| EXERCISE DETAILS |
Starting with the first line of the data below, copy each line up to and including the one containing "import * as". Pictures stay out.

| SUPPLIED INFORMATION |
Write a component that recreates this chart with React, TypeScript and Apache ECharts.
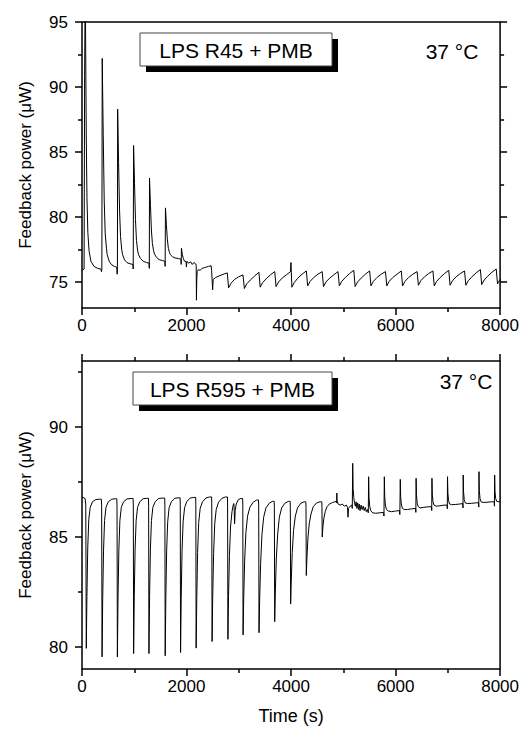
import React, { useEffect, useRef } from "react";
import * as echarts from "echarts";

// ---- Top panel: LPS R45 + PMB (time s, feedback power µW) ----
const topSpikePhase: number[][] = [
  [0, 75.9], [40, 76.0], [50, 90.8], [62, 98.0], [72, 92.0], [82, 86.0], [95, 81.5], [112, 78.8], [135, 77.4], [170, 76.6], [230, 76.2], [300, 76.05], [360, 76.0],
  [372, 75.8], [380, 76.0], [387, 92.2], [406, 86.4], [425, 81.3], [444, 78.7], [468, 77.6], [482, 77.1], [520, 76.6], [560, 76.35], [620, 76.2], [665, 76.15],
  [669, 76.1], [673, 75.6], [678, 76.2], [682, 88.3], [700, 84.2], [718, 80.6], [737, 78.5], [760, 77.5], [777, 77.1], [815, 76.7], [860, 76.5], [920, 76.4], [975, 76.35],
  [980, 76.0], [987, 85.5], [1005, 82.6], [1023, 79.8], [1042, 78.2], [1065, 77.4], [1082, 77.1], [1120, 76.8], [1170, 76.6], [1230, 76.5], [1282, 76.45],
  [1288, 76.05], [1292, 83.0], [1310, 80.9], [1328, 79.0], [1347, 77.95], [1370, 77.4], [1387, 77.15], [1425, 76.9], [1475, 76.72], [1540, 76.65], [1586, 76.6],
  [1591, 76.2], [1597, 80.7], [1615, 79.4], [1633, 78.3], [1652, 77.6], [1675, 77.25], [1692, 77.1], [1730, 76.95], [1780, 76.85], [1850, 76.8], [1893, 76.75],
  [1898, 76.35], [1903, 77.6], [1920, 77.1], [1940, 76.8], [1960, 76.6], [1980, 76.6], [1992, 76.5], [1998, 76.15], [2006, 76.6], [2040, 76.45],
  [2080, 76.55], [2110, 76.35], [2140, 76.5], [2175, 76.4], [2185, 76.3], [2190, 73.6], [2196, 75.2], [2204, 75.8], [2225, 75.95], [2260, 75.9],
  [2300, 76.05], [2340, 76.1], [2380, 76.15], [2420, 76.2], [2470, 76.25], [2480, 75.9],
];
const topSawtooth: number[][] = [
  [2500, 74.4], [2510, 75.2], [2560, 75.35], [2640, 75.5], [2720, 75.62], [2780, 75.7],
  [2805, 74.55], [2850, 74.9], [2920, 75.2], [3000, 75.4], [3080, 75.55],
  [3107, 74.5], [3150, 74.85], [3220, 75.15], [3300, 75.45], [3385, 75.75],
  [3410, 74.6], [3455, 74.95], [3525, 75.25], [3605, 75.55], [3688, 75.8],
  [3713, 74.65], [3760, 75.0], [3830, 75.3], [3910, 75.55], [3990, 75.8], [3998, 76.5],
  [4016, 74.6], [4060, 74.95], [4130, 75.3], [4210, 75.6], [4293, 75.85],
  [4318, 74.7], [4365, 75.05], [4435, 75.35], [4515, 75.6], [4596, 75.8],
  [4621, 74.65], [4668, 75.0], [4738, 75.3], [4818, 75.55], [4899, 75.8],
  [4924, 74.7], [4970, 75.05], [5040, 75.35], [5120, 75.65], [5201, 75.9],
  [5226, 74.65], [5272, 75.0], [5342, 75.3], [5422, 75.6], [5504, 75.85],
  [5529, 74.7], [5575, 75.05], [5645, 75.35], [5725, 75.6], [5807, 75.8],
  [5832, 74.7], [5878, 75.05], [5948, 75.35], [6028, 75.6], [6109, 75.85],
  [6134, 74.7], [6180, 75.05], [6250, 75.35], [6330, 75.6], [6412, 75.8],
  [6437, 74.75], [6483, 75.1], [6553, 75.4], [6633, 75.65], [6715, 75.85],
  [6740, 74.7], [6786, 75.05], [6856, 75.35], [6936, 75.65], [7018, 75.9],
  [7043, 74.75], [7089, 75.1], [7159, 75.4], [7239, 75.65], [7320, 75.85],
  [7345, 74.75], [7391, 75.1], [7461, 75.4], [7541, 75.7], [7623, 75.95],
  [7648, 74.8], [7694, 75.15], [7764, 75.45], [7844, 75.75], [7926, 76.0],
  [7951, 74.85], [7975, 75.05], [8000, 75.2],
];

// ---- Bottom panel: LPS R595 + PMB ----
const bottomDipPhase: number[][] = [
  [0, 86.8], [20, 86.8], [60, 86.75], [72, 86.45], [82, 79.94], [94, 82.3], [110, 84.5], [130, 85.8], [157, 86.35], [200, 86.6], [260, 86.7], [330, 86.72], [370, 86.72],
  [376, 86.4], [384, 79.55], [396, 82.2], [412, 84.4], [432, 85.75], [459, 86.35], [502, 86.6], [570, 86.72], [640, 86.74], [666, 86.74],
  [670, 86.4], [677, 79.55], [689, 82.2], [705, 84.4], [725, 85.75], [752, 86.35], [795, 86.6], [860, 86.73], [940, 86.75], [978, 86.75],
  [982, 86.4], [988, 79.7], [1000, 82.3], [1016, 84.45], [1036, 85.75], [1063, 86.35], [1106, 86.6], [1170, 86.74], [1240, 86.76], [1272, 86.76],
  [1275, 86.4], [1281, 79.7], [1293, 82.3], [1309, 84.45], [1329, 85.75], [1356, 86.35], [1399, 86.6], [1465, 86.75], [1540, 86.77], [1583, 86.77],
  [1586, 86.4], [1592, 79.6], [1604, 82.2], [1620, 84.4], [1640, 85.7], [1667, 86.33], [1710, 86.6], [1775, 86.76], [1840, 86.78], [1877, 86.78],
  [1880, 86.45], [1886, 79.75], [1898, 82.2], [1914, 84.35], [1935, 85.7], [1963, 86.33], [2006, 86.62], [2070, 86.77], [2140, 86.8], [2175, 86.8],
  [2178, 86.45], [2184, 79.95], [2196, 82.2], [2212, 84.3], [2233, 85.65], [2261, 86.3], [2305, 86.6], [2370, 86.77], [2440, 86.82], [2480, 86.82],
  [2483, 86.5], [2489, 80.25], [2501, 82.3], [2518, 84.25], [2540, 85.6], [2568, 86.25], [2612, 86.58], [2678, 86.76], [2745, 86.82], [2783, 86.82],
  [2786, 86.5], [2792, 80.35], [2804, 82.3], [2821, 84.15], [2843, 85.5], [2870, 86.15], [2893, 86.45], [2906, 86.52], [2913, 86.2], [2920, 85.6], [2931, 86.2], [2952, 86.5], [2992, 86.7], [3040, 86.75], [3073, 86.75],
  [3077, 86.45], [3082, 80.55], [3094, 82.2], [3112, 83.9], [3136, 85.2], [3168, 85.95], [3212, 86.35], [3275, 86.58], [3340, 86.68], [3378, 86.68],
  [3381, 86.4], [3387, 80.65], [3399, 82.1], [3418, 83.8], [3443, 85.1], [3476, 85.9], [3520, 86.32], [3585, 86.54], [3645, 86.62], [3678, 86.62],
  [3681, 86.35], [3687, 81.15], [3699, 82.5], [3718, 84.0], [3743, 85.1], [3776, 85.9], [3820, 86.32], [3885, 86.54], [3950, 86.62], [3983, 86.62],
  [3986, 86.35], [3992, 81.95], [4004, 83.0], [4023, 84.3], [4048, 85.3], [4082, 85.95], [4125, 86.33], [4190, 86.54], [4250, 86.6], [4283, 86.6],
  [4286, 86.35], [4292, 83.25], [4304, 84.05], [4323, 84.95], [4348, 85.6], [4382, 86.05], [4425, 86.38], [4490, 86.55], [4555, 86.6], [4588, 86.6],
  [4591, 86.4], [4597, 85.0], [4609, 85.45], [4628, 85.85], [4653, 86.15], [4690, 86.38], [4735, 86.5], [4795, 86.57], [4840, 86.6], [4866, 86.62],
];
const bottomSpikePhase: number[][] = [
  [4872, 86.55], [4876, 87.0], [4882, 86.65], [4900, 86.5], [4940, 86.45], [4980, 86.5], [5020, 86.4], [5060, 86.45], [5080, 86.35], [5090, 85.9], [5100, 86.3],
  [5130, 86.4], [5160, 86.45], [5172, 86.3], [5180, 88.35], [5188, 87.2], [5200, 86.8], [5215, 86.55], [5230, 86.4], [5245, 86.6], [5260, 86.3], [5275, 86.55],
  [5290, 86.25], [5305, 86.5], [5320, 86.2], [5340, 86.45], [5360, 86.25], [5380, 86.4], [5400, 86.2], [5420, 86.35], [5440, 86.15], [5460, 86.25], [5478, 86.1],
  [5485, 87.74], [5492, 86.8], [5505, 86.4], [5525, 86.2], [5560, 86.1], [5620, 86.08], [5700, 86.1], [5770, 86.12],
  [5778, 85.95], [5785, 87.74], [5792, 86.85], [5805, 86.45], [5825, 86.25], [5860, 86.18], [5920, 86.15], [6000, 86.18], [6075, 86.2],
  [6082, 86.02], [6090, 87.62], [6097, 86.85], [6110, 86.5], [6130, 86.3], [6165, 86.25], [6230, 86.25], [6310, 86.28], [6383, 86.3],
  [6388, 86.12], [6393, 87.67], [6400, 86.9], [6413, 86.55], [6433, 86.38], [6470, 86.32], [6540, 86.35], [6620, 86.37], [6688, 86.38],
  [6692, 86.2], [6696, 87.67], [6703, 86.95], [6716, 86.6], [6736, 86.45], [6775, 86.4], [6850, 86.42], [6930, 86.45], [6986, 86.45],
  [6990, 86.28], [6994, 87.74], [7001, 87.0], [7014, 86.65], [7034, 86.5], [7072, 86.47], [7150, 86.48], [7230, 86.5], [7286, 86.52],
  [7290, 86.32], [7294, 87.82], [7301, 87.05], [7314, 86.7], [7334, 86.55], [7372, 86.52], [7450, 86.53], [7530, 86.55], [7588, 86.56],
  [7592, 86.36], [7596, 87.97], [7603, 87.1], [7616, 86.75], [7636, 86.6], [7675, 86.57], [7750, 86.58], [7830, 86.6], [7888, 86.6],
  [7892, 86.4], [7896, 87.82], [7903, 87.05], [7916, 86.75], [7936, 86.62], [7970, 86.6], [8000, 86.62],
];

const xTicks = [0, 2000, 4000, 6000, 8000];
const topMajor = [75, 80, 85, 90, 95];
const topMinor = [77.5, 82.5, 87.5, 92.5];
const bottomMajor = [80, 85, 90];
const bottomMinor = [82.5, 87.5, 92.5];

const FONT = "'Liberation Sans', Arial, Helvetica, sans-serif";
const BLACK = "#000";

function xAxisCfg(gridIndex: number, position: string, showLabels: boolean, showTicks: boolean, name?: string) {
  return {
    type: "value",
    gridIndex,
    position,
    min: xTicks[0],
    max: xTicks[xTicks.length - 1],
    interval: 2000,
    name: name || "",
    nameLocation: "middle",
    nameGap: 38,
    nameTextStyle: { color: BLACK, fontSize: 18, fontFamily: FONT },
    axisLine: { show: false },
    axisTick: { show: showTicks, inside: false, length: 7, lineStyle: { color: BLACK, width: 1.5 } },
    minorTick: { show: showTicks, splitNumber: 2, length: 4, lineStyle: { color: BLACK, width: 1.5 } },
    axisLabel: { show: showLabels, margin: 9, fontSize: 17, color: BLACK, fontFamily: FONT, formatter: (v: number) => String(v) },
    splitLine: { show: false },
    minorSplitLine: { show: false },
  };
}

function yAxisCfg(gridIndex: number, position: string, min: number, max: number, ticks: number[], len: number, labels: boolean, name?: string) {
  return {
    type: "value",
    gridIndex,
    position,
    min,
    max,
    name: name || "",
    nameLocation: "middle",
    nameGap: 48,
    nameTextStyle: { color: BLACK, fontSize: 17, fontFamily: FONT },
    axisLine: { show: false },
    axisTick: { show: true, inside: false, length: len, customValues: ticks, lineStyle: { color: BLACK, width: 1.5 } },
    axisLabel: { show: labels, customValues: ticks, margin: 14, fontSize: 17, color: BLACK, fontFamily: FONT },
    splitLine: { show: false },
  };
}

export default function App() {
  const ref = useRef<HTMLDivElement>(null);
  useEffect(() => {
    if (!ref.current) return;
    const chart = echarts.init(ref.current, undefined, { renderer: "svg" });
    const legendBox = (x: number, y: number, w: number, h: number, label: string) => ({
      type: "group",
      children: [
        { type: "rect", shape: { x: x + 6, y: y + 6, width: w, height: h }, style: { fill: BLACK }, z: 10 },
        { type: "rect", shape: { x, y, width: w, height: h }, style: { fill: "#fff", stroke: "#444", lineWidth: 1 }, z: 11 },
        {
          type: "text", x: x + w / 2, y: y + h / 2 + 1, z: 12,
          style: { text: label, fill: BLACK, font: `21px ${FONT}`, textAlign: "center", textVerticalAlign: "middle" },
        },
      ],
    });
    chart.setOption({
      animation: false,
      backgroundColor: "#fff",
      textStyle: { fontFamily: FONT },
      grid: [
        { left: 82, top: 22, width: 419, height: 286, show: true, borderColor: BLACK, borderWidth: 1.5, backgroundColor: "transparent" },
        { left: 82, top: 361, width: 419, height: 308, show: true, borderColor: BLACK, borderWidth: 1.5, backgroundColor: "transparent" },
      ],
      xAxis: [
        xAxisCfg(0, "bottom", true, true),
        xAxisCfg(1, "bottom", true, true, "Time (s)"),
        xAxisCfg(1, "top", false, true),
      ],
      yAxis: [
        yAxisCfg(0, "left", 73, 95, topMajor, 7, true, "Feedback power (μW)"),
        yAxisCfg(0, "left", 73, 95, topMinor, 4, false),
        yAxisCfg(0, "right", 73, 95, topMajor, 7, false),
        yAxisCfg(0, "right", 73, 95, topMinor, 4, false),
        yAxisCfg(1, "left", 79, 93, bottomMajor, 7, true, "Feedback power (μW)"),
        yAxisCfg(1, "left", 79, 93, bottomMinor, 4, false),
      ],
      series: [
        {
          type: "line", xAxisIndex: 0, yAxisIndex: 0, showSymbol: false, clip: true,
          data: [...topSpikePhase, ...topSawtooth],
          lineStyle: { color: BLACK, width: 1 }, silent: true,
        },
        {
          type: "line", xAxisIndex: 1, yAxisIndex: 4, showSymbol: false, clip: true,
          data: [...bottomDipPhase, ...bottomSpikePhase],
          lineStyle: { color: BLACK, width: 1 }, silent: true,
        },
      ],
      graphic: [
        legendBox(140, 33, 192, 33, "LPS R45 + PMB"),
        legendBox(133, 372, 199, 33, "LPS R595 + PMB"),
        { type: "text", x: 452, y: 51, style: { text: "37 °C", fill: BLACK, font: `21px ${FONT}`, textAlign: "center", textVerticalAlign: "middle" } },
        { type: "text", x: 466, y: 381, style: { text: "37 °C", fill: BLACK, font: `21px ${FONT}`, textAlign: "center", textVerticalAlign: "middle" } },
      ],
    });
    return () => chart.dispose();
  }, []);
  return <div ref={ref} style={{ position: "fixed", left: 0, top: 0, width: 522, height: 731, background: "#fff" }} />;
}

| FINAL ANSWER |
Write a component that recreates this chart with React, TypeScript and Apache ECharts.
import React, { useEffect, useRef } from "react";
import * as echarts from "echarts";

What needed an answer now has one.